DALE AND ROY SINGING: Happy trails to you until we meet again...

ROGER ROSENBLATT: Evens composed over two dozen songs, among them, "Aha, San Antone," which sold over 200,000 copies; "The Bible Tells Me So"; and "Happy Trails," the theme song of the "Roy Rogers show" on which she starred with her husband, often playing third fiddle to the horse Trigger. And both tended toward conservative politics, though of different stripes. In the 1960s, Evans joined an actors group who urged a constitutional amendment permitting school prayer. And Lindbergh was publicly supportive of her husband's pro- Hitler and isolationist views in the pre-war years.

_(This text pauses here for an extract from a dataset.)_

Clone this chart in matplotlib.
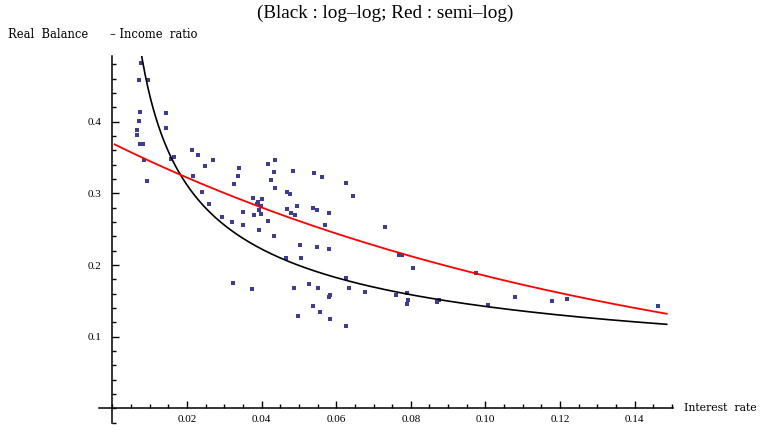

She later admitted that she had been naive and misled, but the taint of anti-Semitism remained with them their whole lives. But the deeper connection of these women is that both owed their fame to their marriages, and yet each possessed attitudes and gifts that justified their individual prominence. One was married to the most famous man in the world; the other to the king of the cowboys. In a sense, both were sidekicks, and the world initially saw them that way. Yet each was not only separately talented, but also driven by the desire to show that women-- even those bound to other glittery lives-- had complex lives of their own, and nerve and spirit. "I hate namby-pamby heroines," said Evans in praise of a part she was playing that was "a pleasant departure from the usual western role, in which the girl stands around while the men do violent and admirable things." "What a circus act we perform every day of our lives," wrote Lindbergh. "Look at us, we run a tightrope daily, balancing a pile of books on the head-- baby carriage, parasol, kitchen chair-- this is not the life of simplicity, but the life of multiplicity that the wise men warn us of. It leads not to unification, but to fragmentation. It does not bring grace, it destroys the soul." Lindbergh's observation remains alive to generations long past hers. Evans, less literary, was characterized by similar strains of thought. The two women never met-- East and West never met-- but they probably would have got along. Both had what one used to call "moxie." Both were superior to the shadows they walked in. And both were joined by a feeling of insistence that women, including those married to kings, were worth just as much. I'm Roger Rosenblatt.